[Begin]

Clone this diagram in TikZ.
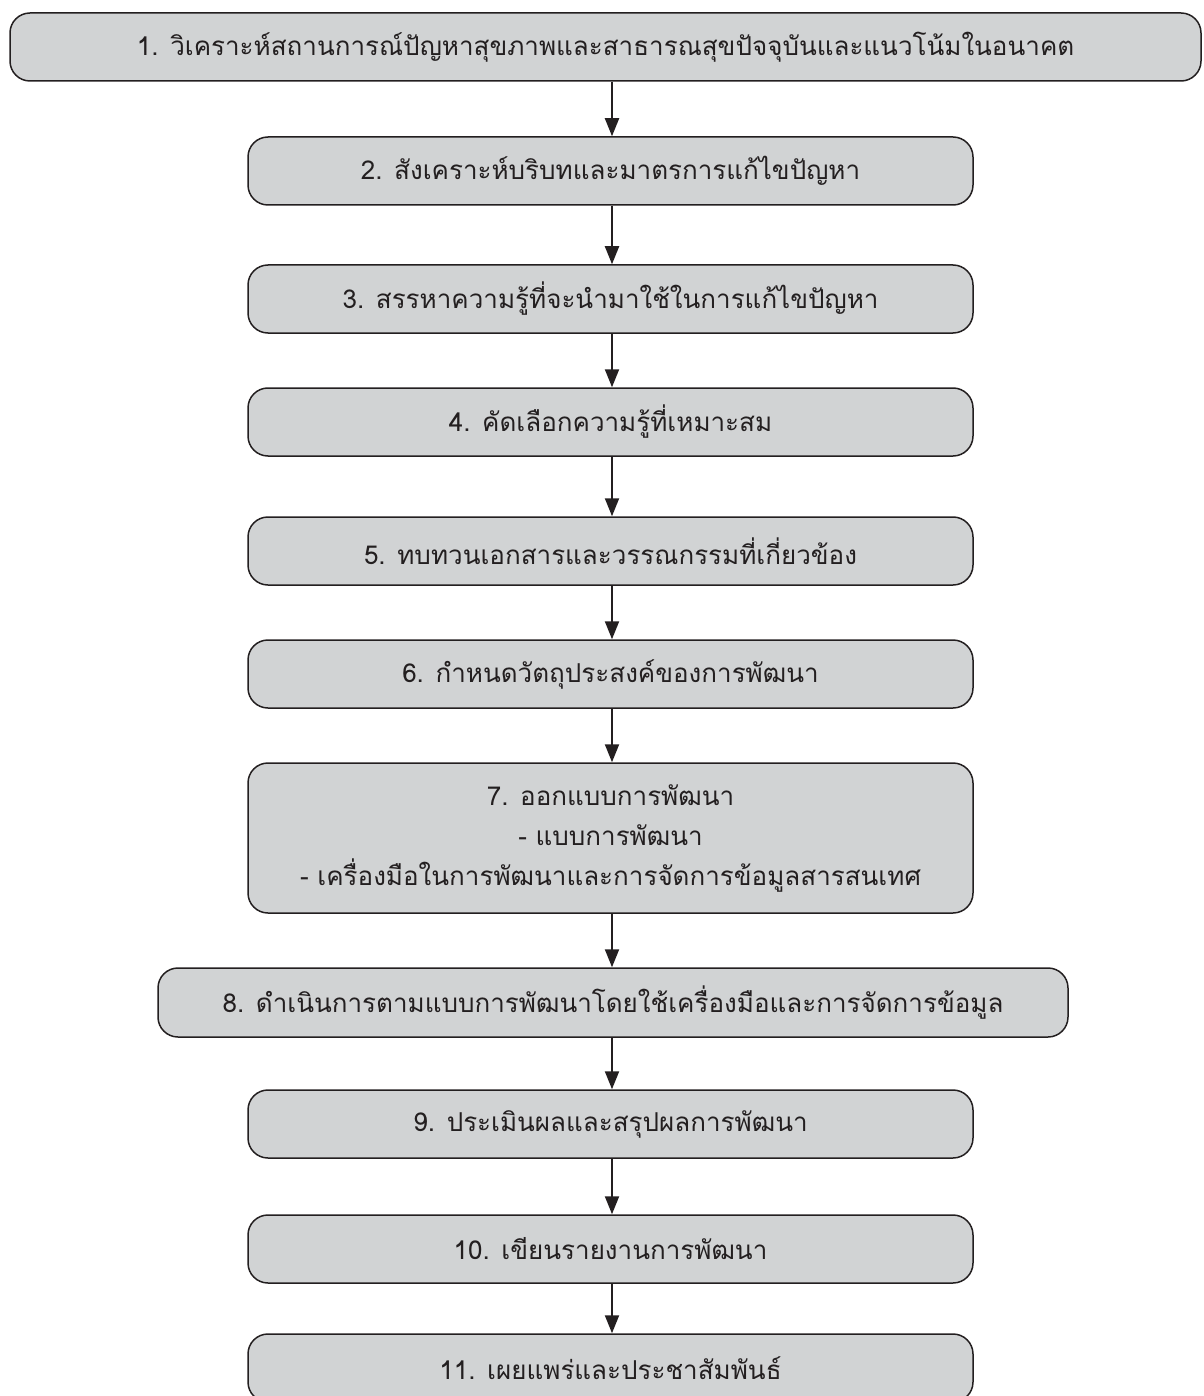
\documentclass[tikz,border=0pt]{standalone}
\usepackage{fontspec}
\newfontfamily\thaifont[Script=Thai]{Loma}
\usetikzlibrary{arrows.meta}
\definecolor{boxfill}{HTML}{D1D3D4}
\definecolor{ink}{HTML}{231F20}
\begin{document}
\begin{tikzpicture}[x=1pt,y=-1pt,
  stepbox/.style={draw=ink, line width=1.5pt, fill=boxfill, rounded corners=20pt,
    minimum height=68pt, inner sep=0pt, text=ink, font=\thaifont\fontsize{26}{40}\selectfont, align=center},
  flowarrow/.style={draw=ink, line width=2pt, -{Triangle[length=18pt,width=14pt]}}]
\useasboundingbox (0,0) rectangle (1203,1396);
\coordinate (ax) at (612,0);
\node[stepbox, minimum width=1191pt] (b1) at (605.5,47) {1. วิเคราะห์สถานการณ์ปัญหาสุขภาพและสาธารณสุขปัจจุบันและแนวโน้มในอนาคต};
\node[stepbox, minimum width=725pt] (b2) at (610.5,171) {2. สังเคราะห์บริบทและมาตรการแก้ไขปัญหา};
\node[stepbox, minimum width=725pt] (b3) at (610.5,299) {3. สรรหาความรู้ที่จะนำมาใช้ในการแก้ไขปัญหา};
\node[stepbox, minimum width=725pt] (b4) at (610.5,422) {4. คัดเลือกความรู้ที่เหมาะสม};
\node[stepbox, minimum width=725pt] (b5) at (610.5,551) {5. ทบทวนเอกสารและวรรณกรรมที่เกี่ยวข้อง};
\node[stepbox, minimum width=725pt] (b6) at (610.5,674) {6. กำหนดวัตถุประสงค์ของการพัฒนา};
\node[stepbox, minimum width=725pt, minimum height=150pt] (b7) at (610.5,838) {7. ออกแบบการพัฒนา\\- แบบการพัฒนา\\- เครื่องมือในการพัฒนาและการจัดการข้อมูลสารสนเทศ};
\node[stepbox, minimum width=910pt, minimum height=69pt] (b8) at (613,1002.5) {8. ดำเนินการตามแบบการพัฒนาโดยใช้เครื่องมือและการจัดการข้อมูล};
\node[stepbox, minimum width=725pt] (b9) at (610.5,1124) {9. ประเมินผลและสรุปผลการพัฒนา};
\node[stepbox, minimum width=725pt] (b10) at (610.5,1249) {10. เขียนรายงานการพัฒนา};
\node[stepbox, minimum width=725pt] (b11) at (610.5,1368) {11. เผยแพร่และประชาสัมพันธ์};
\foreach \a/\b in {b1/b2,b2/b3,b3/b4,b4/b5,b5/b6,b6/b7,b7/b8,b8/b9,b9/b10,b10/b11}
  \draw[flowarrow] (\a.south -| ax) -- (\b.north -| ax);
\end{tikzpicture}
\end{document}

[End]

**Task instructions**
Omit the pictures, then quote the rest of the material above exactly.

**Finished answer**
Clone this diagram in TikZ.
\documentclass[tikz,border=0pt]{standalone}
\usepackage{fontspec}
\newfontfamily\thaifont[Script=Thai]{Loma}
\usetikzlibrary{arrows.meta}
\definecolor{boxfill}{HTML}{D1D3D4}
\definecolor{ink}{HTML}{231F20}
\begin{document}
\begin{tikzpicture}[x=1pt,y=-1pt,
  stepbox/.style={draw=ink, line width=1.5pt, fill=boxfill, rounded corners=20pt,
    minimum height=68pt, inner sep=0pt, text=ink, font=\thaifont\fontsize{26}{40}\selectfont, align=center},
  flowarrow/.style={draw=ink, line width=2pt, -{Triangle[length=18pt,width=14pt]}}]
\useasboundingbox (0,0) rectangle (1203,1396);
\coordinate (ax) at (612,0);
\node[stepbox, minimum width=1191pt] (b1) at (605.5,47) {1. วิเคราะห์สถานการณ์ปัญหาสุขภาพและสาธารณสุขปัจจุบันและแนวโน้มในอนาคต};
\node[stepbox, minimum width=725pt] (b2) at (610.5,171) {2. สังเคราะห์บริบทและมาตรการแก้ไขปัญหา};
\node[stepbox, minimum width=725pt] (b3) at (610.5,299) {3. สรรหาความรู้ที่จะนำมาใช้ในการแก้ไขปัญหา};
\node[stepbox, minimum width=725pt] (b4) at (610.5,422) {4. คัดเลือกความรู้ที่เหมาะสม};
\node[stepbox, minimum width=725pt] (b5) at (610.5,551) {5. ทบทวนเอกสารและวรรณกรรมที่เกี่ยวข้อง};
\node[stepbox, minimum width=725pt] (b6) at (610.5,674) {6. กำหนดวัตถุประสงค์ของการพัฒนา};
\node[stepbox, minimum width=725pt, minimum height=150pt] (b7) at (610.5,838) {7. ออกแบบการพัฒนา\\- แบบการพัฒนา\\- เครื่องมือในการพัฒนาและการจัดการข้อมูลสารสนเทศ};
\node[stepbox, minimum width=910pt, minimum height=69pt] (b8) at (613,1002.5) {8. ดำเนินการตามแบบการพัฒนาโดยใช้เครื่องมือและการจัดการข้อมูล};
\node[stepbox, minimum width=725pt] (b9) at (610.5,1124) {9. ประเมินผลและสรุปผลการพัฒนา};
\node[stepbox, minimum width=725pt] (b10) at (610.5,1249) {10. เขียนรายงานการพัฒนา};
\node[stepbox, minimum width=725pt] (b11) at (610.5,1368) {11. เผยแพร่และประชาสัมพันธ์};
\foreach \a/\b in {b1/b2,b2/b3,b3/b4,b4/b5,b5/b6,b6/b7,b7/b8,b8/b9,b9/b10,b10/b11}
  \draw[flowarrow] (\a.south -| ax) -- (\b.north -| ax);
\end{tikzpicture}
\end{document}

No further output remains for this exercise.